#### PROBLEM DETAILS:
Filter the lines below, copying only those with the string "React".

___ SUPPLIED RECORDS

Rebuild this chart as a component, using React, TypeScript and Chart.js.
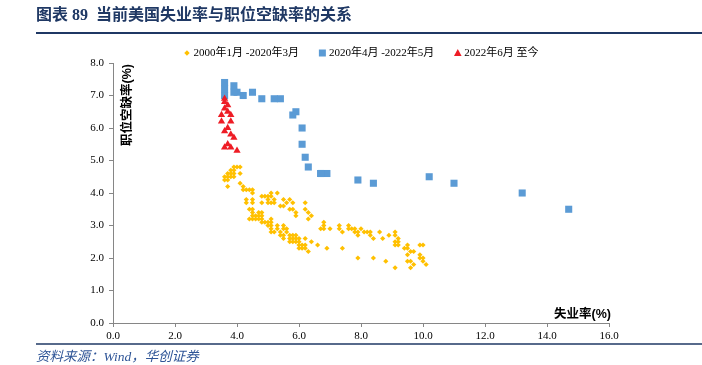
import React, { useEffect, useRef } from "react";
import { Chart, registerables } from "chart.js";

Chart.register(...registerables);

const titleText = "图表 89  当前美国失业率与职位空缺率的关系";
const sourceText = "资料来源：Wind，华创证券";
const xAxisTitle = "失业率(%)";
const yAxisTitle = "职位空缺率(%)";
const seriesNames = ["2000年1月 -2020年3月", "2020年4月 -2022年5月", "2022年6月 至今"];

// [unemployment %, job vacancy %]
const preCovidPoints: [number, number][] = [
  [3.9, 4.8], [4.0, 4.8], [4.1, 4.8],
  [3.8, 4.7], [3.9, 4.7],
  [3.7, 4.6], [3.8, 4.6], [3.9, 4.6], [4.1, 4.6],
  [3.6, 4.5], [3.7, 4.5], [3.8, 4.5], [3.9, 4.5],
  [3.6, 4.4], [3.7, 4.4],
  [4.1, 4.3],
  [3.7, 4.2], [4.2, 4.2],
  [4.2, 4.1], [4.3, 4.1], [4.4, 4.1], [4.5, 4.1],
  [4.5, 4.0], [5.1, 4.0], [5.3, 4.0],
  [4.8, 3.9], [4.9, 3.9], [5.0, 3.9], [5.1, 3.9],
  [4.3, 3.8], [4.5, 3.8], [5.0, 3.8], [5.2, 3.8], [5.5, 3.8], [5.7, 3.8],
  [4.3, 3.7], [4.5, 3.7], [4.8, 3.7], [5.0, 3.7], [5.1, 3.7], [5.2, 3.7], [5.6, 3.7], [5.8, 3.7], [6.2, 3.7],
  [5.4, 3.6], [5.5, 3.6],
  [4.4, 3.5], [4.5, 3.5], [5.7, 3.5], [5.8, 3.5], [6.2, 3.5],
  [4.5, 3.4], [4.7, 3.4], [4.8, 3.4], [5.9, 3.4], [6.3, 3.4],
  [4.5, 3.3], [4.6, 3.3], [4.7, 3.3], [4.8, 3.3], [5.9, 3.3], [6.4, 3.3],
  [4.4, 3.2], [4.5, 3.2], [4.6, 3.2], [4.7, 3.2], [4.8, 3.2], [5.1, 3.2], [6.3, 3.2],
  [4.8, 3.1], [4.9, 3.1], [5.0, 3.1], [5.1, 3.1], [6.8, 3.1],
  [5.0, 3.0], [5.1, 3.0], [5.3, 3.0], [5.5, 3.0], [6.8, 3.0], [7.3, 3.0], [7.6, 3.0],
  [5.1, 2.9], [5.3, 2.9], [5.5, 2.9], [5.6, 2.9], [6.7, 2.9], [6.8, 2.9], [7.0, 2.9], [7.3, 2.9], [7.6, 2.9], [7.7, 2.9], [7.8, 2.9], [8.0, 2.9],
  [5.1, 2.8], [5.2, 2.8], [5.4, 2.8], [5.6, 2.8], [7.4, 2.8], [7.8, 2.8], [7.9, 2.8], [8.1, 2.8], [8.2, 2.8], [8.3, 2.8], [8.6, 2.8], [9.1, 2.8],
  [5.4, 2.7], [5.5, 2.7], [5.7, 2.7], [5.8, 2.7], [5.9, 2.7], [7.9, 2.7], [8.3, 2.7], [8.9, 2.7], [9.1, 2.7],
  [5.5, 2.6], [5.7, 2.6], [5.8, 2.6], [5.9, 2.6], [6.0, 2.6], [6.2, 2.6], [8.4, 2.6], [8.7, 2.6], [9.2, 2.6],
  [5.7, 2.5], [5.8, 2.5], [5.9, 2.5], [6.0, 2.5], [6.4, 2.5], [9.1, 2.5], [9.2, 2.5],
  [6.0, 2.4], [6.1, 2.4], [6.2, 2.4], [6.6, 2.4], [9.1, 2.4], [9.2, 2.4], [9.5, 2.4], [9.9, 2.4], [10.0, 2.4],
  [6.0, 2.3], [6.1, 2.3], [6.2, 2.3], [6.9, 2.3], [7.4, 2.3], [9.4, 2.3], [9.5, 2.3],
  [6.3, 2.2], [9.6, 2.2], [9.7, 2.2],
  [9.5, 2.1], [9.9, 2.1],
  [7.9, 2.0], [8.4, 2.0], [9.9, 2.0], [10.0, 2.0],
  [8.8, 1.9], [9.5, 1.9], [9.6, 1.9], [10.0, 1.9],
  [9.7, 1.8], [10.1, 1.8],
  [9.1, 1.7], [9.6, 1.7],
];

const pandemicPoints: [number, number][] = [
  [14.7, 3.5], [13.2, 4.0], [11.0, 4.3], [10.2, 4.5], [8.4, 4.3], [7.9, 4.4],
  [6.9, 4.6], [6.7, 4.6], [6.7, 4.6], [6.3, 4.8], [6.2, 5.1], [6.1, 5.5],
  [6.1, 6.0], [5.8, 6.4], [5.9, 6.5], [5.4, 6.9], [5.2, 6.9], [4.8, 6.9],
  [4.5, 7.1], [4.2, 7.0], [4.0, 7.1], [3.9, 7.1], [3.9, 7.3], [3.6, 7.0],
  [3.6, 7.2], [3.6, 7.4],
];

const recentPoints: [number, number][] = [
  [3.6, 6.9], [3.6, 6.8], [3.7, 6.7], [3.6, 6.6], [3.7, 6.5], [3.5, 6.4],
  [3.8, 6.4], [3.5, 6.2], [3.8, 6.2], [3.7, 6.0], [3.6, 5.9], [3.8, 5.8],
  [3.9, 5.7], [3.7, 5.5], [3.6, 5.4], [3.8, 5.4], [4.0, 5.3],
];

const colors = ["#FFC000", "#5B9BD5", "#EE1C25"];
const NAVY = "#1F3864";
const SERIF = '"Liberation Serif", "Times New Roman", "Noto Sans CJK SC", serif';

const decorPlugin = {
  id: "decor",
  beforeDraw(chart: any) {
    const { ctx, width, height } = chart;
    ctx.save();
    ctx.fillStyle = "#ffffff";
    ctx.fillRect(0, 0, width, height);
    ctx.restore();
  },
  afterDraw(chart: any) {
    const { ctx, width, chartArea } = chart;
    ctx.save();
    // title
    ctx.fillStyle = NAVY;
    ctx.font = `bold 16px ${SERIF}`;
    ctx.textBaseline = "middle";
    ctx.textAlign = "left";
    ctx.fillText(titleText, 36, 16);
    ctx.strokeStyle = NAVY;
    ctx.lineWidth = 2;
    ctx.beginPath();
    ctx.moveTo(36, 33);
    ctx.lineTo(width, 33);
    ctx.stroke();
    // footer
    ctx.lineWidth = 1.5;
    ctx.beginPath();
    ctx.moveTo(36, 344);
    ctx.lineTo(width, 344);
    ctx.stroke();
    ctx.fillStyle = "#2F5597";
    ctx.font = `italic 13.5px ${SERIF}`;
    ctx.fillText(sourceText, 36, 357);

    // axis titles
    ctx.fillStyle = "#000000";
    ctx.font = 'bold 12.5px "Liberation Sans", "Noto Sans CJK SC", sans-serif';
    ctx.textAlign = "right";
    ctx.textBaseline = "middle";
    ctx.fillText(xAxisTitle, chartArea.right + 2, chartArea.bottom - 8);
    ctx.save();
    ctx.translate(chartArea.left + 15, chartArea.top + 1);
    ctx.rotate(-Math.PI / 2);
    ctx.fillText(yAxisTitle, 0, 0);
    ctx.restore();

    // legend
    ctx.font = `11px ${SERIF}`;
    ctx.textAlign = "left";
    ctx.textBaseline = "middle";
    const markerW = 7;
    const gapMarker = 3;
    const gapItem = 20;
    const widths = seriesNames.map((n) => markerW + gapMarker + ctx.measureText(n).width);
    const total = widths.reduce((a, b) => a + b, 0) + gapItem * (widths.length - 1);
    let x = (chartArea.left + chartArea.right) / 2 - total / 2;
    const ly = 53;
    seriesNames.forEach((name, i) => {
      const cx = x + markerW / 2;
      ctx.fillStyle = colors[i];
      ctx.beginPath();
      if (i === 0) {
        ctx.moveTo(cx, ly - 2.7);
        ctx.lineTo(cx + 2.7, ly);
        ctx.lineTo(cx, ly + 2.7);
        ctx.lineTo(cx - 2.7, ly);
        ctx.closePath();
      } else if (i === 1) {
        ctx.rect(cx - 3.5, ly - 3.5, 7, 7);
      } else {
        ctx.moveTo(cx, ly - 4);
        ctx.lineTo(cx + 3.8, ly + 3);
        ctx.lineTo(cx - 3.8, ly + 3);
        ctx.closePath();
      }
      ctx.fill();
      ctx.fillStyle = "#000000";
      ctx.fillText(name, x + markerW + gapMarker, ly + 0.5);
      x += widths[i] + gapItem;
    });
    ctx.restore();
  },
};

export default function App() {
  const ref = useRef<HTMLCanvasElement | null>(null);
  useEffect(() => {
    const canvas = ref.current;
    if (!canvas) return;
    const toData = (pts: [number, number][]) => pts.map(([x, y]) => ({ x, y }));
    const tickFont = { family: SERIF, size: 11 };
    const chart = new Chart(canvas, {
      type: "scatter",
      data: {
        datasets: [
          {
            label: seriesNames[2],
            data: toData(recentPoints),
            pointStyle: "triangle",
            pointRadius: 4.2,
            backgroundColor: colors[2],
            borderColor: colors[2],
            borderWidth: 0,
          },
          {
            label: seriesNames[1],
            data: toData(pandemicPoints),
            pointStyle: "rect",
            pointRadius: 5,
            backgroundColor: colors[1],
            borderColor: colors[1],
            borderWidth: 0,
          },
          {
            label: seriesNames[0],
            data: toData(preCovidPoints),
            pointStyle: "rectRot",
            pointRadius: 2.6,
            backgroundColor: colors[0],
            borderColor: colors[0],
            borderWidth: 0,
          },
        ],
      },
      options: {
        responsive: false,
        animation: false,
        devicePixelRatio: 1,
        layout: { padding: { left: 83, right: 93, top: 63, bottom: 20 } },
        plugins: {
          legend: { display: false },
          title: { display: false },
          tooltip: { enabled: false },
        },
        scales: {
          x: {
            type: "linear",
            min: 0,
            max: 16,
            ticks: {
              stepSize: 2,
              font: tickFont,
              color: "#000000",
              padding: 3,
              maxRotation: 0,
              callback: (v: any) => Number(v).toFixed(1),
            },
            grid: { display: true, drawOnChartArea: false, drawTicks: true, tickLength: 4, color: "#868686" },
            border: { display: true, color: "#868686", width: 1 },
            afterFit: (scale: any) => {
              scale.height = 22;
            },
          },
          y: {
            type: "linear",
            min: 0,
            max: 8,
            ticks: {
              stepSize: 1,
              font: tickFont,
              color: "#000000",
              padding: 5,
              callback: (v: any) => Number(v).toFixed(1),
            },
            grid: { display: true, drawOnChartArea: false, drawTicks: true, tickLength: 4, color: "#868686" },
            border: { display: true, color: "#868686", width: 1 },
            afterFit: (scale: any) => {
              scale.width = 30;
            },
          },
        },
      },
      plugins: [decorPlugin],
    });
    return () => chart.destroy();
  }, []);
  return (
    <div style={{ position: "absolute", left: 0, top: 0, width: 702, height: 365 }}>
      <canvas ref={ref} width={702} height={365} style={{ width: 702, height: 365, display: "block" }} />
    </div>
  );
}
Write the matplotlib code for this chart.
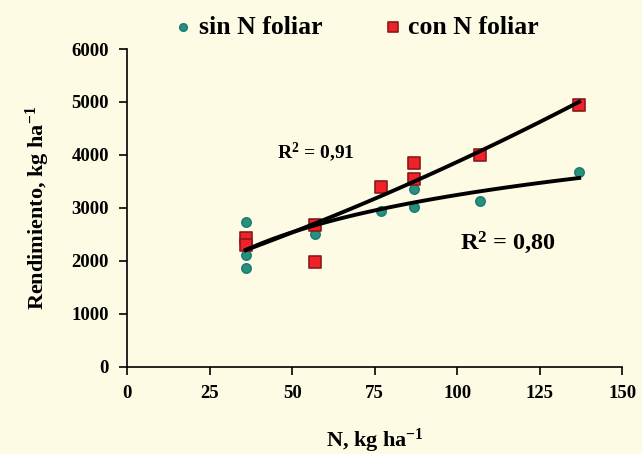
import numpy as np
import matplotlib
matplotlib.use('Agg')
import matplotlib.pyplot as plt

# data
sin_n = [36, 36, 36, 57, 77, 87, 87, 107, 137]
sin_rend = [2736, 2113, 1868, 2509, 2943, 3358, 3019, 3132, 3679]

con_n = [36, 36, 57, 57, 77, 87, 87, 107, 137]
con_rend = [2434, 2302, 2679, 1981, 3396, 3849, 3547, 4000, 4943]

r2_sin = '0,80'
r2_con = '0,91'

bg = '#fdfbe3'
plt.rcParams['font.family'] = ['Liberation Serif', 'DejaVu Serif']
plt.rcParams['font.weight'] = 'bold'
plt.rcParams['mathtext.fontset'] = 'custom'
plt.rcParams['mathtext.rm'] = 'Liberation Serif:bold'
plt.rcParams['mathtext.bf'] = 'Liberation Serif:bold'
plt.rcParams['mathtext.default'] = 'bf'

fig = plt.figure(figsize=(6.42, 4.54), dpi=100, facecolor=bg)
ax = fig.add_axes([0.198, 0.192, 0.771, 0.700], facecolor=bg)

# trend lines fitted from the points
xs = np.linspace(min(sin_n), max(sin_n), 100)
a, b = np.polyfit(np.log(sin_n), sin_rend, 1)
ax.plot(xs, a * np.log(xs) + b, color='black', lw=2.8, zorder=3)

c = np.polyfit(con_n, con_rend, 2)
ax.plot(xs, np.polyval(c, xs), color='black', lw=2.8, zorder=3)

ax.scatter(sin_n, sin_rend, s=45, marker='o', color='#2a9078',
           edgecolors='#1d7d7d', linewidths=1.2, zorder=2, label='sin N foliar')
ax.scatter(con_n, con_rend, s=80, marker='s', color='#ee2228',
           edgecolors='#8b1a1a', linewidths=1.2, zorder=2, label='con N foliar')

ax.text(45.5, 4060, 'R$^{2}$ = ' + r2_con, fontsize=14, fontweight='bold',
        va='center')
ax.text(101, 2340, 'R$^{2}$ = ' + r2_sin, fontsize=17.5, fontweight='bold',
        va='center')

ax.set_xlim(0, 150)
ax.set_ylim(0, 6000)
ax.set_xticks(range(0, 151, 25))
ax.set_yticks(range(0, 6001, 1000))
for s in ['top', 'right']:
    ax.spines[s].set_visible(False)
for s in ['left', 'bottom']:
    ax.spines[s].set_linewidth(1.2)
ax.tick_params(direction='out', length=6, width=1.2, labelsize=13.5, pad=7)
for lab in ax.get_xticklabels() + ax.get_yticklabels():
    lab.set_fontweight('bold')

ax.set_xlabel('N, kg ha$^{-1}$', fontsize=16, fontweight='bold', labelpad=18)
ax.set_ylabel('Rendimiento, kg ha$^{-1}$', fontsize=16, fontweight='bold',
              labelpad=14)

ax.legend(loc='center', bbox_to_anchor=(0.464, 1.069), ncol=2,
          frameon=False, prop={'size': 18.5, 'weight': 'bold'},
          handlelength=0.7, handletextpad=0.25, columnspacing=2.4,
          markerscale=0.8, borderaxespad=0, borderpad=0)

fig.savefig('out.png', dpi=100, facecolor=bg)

______

#### TASK RESPONSE:
Rebuild this chart as a component, using React, TypeScript and Chart.js.
import React, { useEffect, useRef } from "react";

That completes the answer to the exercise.